Films & Filmmakers for Tales of the Silk Road Lebanon

Vogue Beirut, Dir. Helene Dancer, 2018

Bagri Foundation and Shorts On Tap is pleased to present Chapter Two of our Tales of the Silk Road series focusing on Lebanon.

It will take place on Monday, 25 February at Rich Mix, 35-47 Bethnal Green Rd, London E1 6LA from 7pm.

Join us on a thoughtful exploration of Lebanese contemporary culture through film and music. ‘Tales of the Silk Road’ is a new cross-art series of events which started in Autumn 2018 and continues throughout 2019.

Presented across multiple venues in London, the events focus not only on the short films and documentaries of specific countries the Middle East, but also on their culture, art and traditions, expanding on the ideas presented through in-conversations with the filmmakers and special guests. View the trailer here. 

Tickets: https://goo.gl/bfZHvs:

The events are held quarterly in the most vibrant, culturally diverse areas of London: Shoreditch and the West End. The countries featured in the series are Turkey, Lebanon, Syria and Jordan.

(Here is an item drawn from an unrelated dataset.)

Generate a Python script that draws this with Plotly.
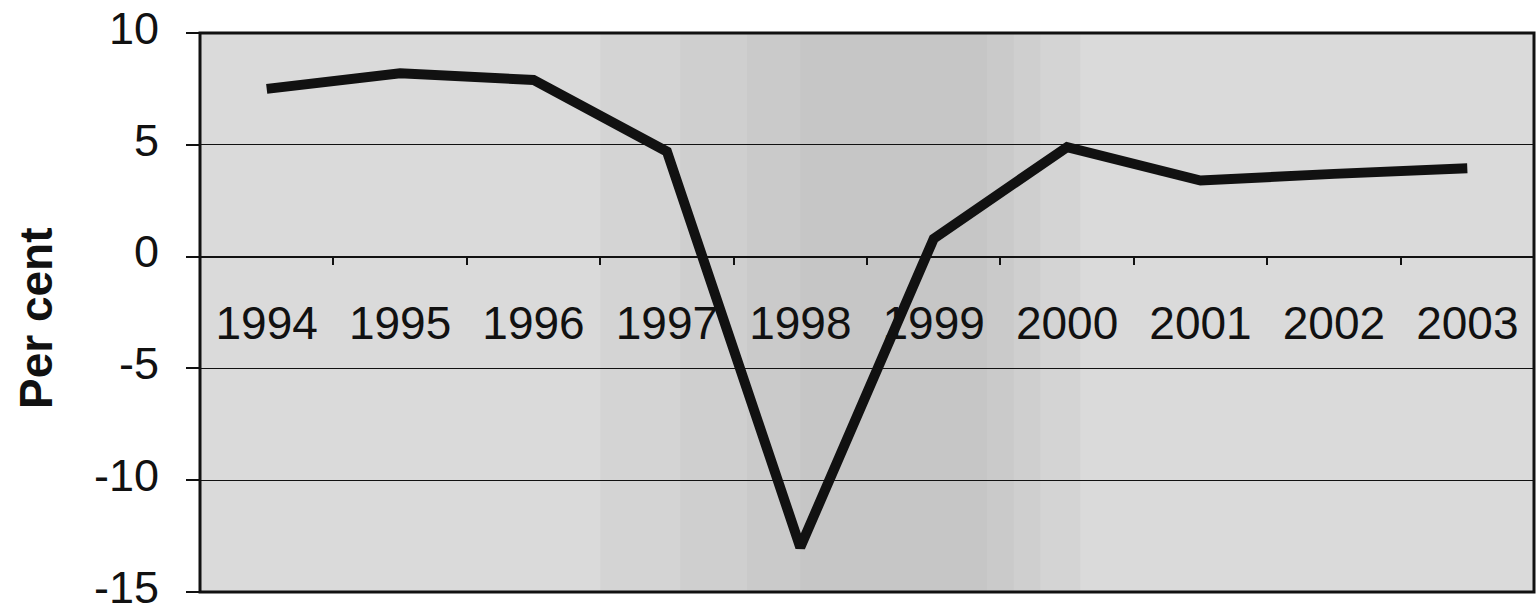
import plotly.graph_objects as go

years = ["1994", "1995", "1996", "1997", "1998", "1999", "2000", "2001", "2002", "2003"]
growth = [7.5, 8.2, 7.9, 4.7, -13.0, 0.8, 4.9, 3.4, 3.7, 3.95]
y_ticks = [10, 5, 0, -5, -10, -15]
y_tick_text = ["10", "5", "0", "-5", "-10", "-15"]

fig = go.Figure()
fig.add_trace(go.Scatter(
    x=years, y=growth, mode="lines",
    line=dict(color="#111111", width=10),
    hoverinfo="skip", showlegend=False,
))

# subtle darker band in the middle of the plot background
bands = [(0.30, 0.66, 0.025), (0.36, 0.63, 0.025), (0.41, 0.61, 0.025), (0.45, 0.59, 0.02)]
for x0, x1, a in bands:
    fig.add_shape(type="rect", xref="x domain", yref="y domain",
                  x0=x0, x1=x1, y0=0, y1=1, layer="below",
                  line=dict(width=0), fillcolor=f"rgba(0,0,0,{a})")

# plot frame
fig.add_shape(type="rect", xref="paper", yref="paper", x0=0, x1=1, y0=0, y1=1,
              line=dict(color="#111111", width=3), layer="above")

font = "Liberation Sans, Arial, sans-serif"
fig.add_annotation(
    text="<b>Per cent</b>", textangle=-90, showarrow=False,
    xref="paper", yref="paper", x=(36 - 200) / 1334, y=(592 - 318) / 559,
    xanchor="center", yanchor="middle",
    font=dict(size=46, family=font, color="#111111"),
)

fig.update_layout(
    width=1540, height=612,
    margin=dict(l=200, r=6, t=33, b=20),
    paper_bgcolor="white",
    plot_bgcolor="#dadada",
    font=dict(family=font, color="#111111"),
    xaxis=dict(
        type="category", automargin=False,
        anchor="free", position=0.6,
        showline=True, linecolor="#111111", linewidth=1.5,
        ticks="outside", ticklen=8, tickcolor="#111111", tickwidth=1.5,
        tickson="boundaries",
        ticklabelstandoff=26,
        tickfont=dict(size=46, family=font, color="#111111"),
        showgrid=False, zeroline=False,
        range=[-0.5, 9.5],
    ),
    yaxis=dict(
        range=[-15, 10], automargin=False,
        tickvals=y_ticks, ticktext=y_tick_text,
        ticks="outside", ticklen=13, tickcolor="#111111", tickwidth=1.5,
        ticklabelstandoff=18, ticklabelshift=-5, ticklabeloverflow="allow",
        tickfont=dict(size=45, family=font, color="#111111"),
        showgrid=True, gridcolor="#111111", gridwidth=1.2,
        zeroline=False,
        showline=False,
    ),
)

fig.write_html("out.html", config={"displayModeBar": False},
               post_script="document.body.style.margin='0';document.body.style.overflow='hidden';")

The second Chapter of the series is an extraordinary programme of works exploring, depicting and deciphering Lebanon through the eyes of its filmmaking talent. Event featuring Q&As with attending filmmakers as part of a panel discussion with special guests and music. Hosted by presenter, writer and producer Nasri Atallah.

The films will be followed by an in-conversation with Directors Mounia Akl, Helene Dancer, Marc Hardman, Ethan Jahan, and Lara Zeidan, with guest speaker Dr Claire Louise Launchbury and the evening’s host Nasri Atallah.

Event curated by Bagri Foundation & Shorts On Tap.

Doors open at 7pm.

Film screenings start at 7:45pm.

Q&A and panel discussion start at 9:45pm.

The show ends approximately at 11pm.

Film programme:

The Oak Tree, 23mins, 2018, Directed by Ethan Jahan.

In a peaceful village in the mountains of Lebanon, Fadel makes a living from crafting canes for the elderly villagers. After a client places an order, he heads to the forest and finds the perfect branch on an isolated oak tree. However, it is not yet ready to cut so he marks it with a scarf and decides to return later. After a few weeks, he returns to discover that the oak tree has been turned into a religious shrine for the villagers. Intrigued and confused, Fadel remains determined to cut the branch and deliver the cane to his client. Will he get his branch or will the villagers stand in his way?

Submarine, 21 mins, 2015, Directed by Mounia Akl

Under the imminent threat of Lebanon’s garbage crisis, Hala, a wild child, is the only one to refuse evacuation, clinging to whatever remains of home. As family and friends give up hope and leave, Hala remains attached to the memories of the town as it once was.

Salamat from Germany17 mins, 2017, Directed by Una Gunjak and Rami Kodeih

Desperate to escape Lebanon and settle in Europe, Lillo buys himself a Syrian passport and prepares to appropriate the Syrian identity. What he’s not ready for is everything that comes with being a Syrian refugee.

 3 Centimetres9mins, 2018, Directed by Lara Zeidan

Four teenage girls find their friendship put to the test while suspended high above Beirut on a Ferris wheel. As secrets are revealed and tensions rise, this claustrophobic drama culminates in an unexpected confession.

Mother, 10mins, 2015, Directed by Marc Hardman

Lara has always lived in the shadow of her mother. That is, until the morning of one life-changing decision that Lara knows, must be made alone.

White Noise, 17mins, 2017, Directed by Ahmad Ghossein and Lucie La Chimia

Said is doing his first night of duty as a security guard under the bridge in the middle of Beirut. With only a walkie-talkie and a torch, he is trying to take his job seriously. At sunrise, the city will have crushed him.

Vogue Beirut, 8 mins, 2018, Directed by Helene Dancer

In Lebanon, a country where the LGBTQ community still faces extreme discrimination, a scene is emerging that celebrates the identity, flamboyance and passion of its queer community. It’s voguing, a dance style created in New York City in the 80s to create a safe space for LGBTQ people. We meet dancer Hoedy Saad in Beirut to discover how, in the face of adversity, he’s building a vogue scene in the Middle East to fight for freedom.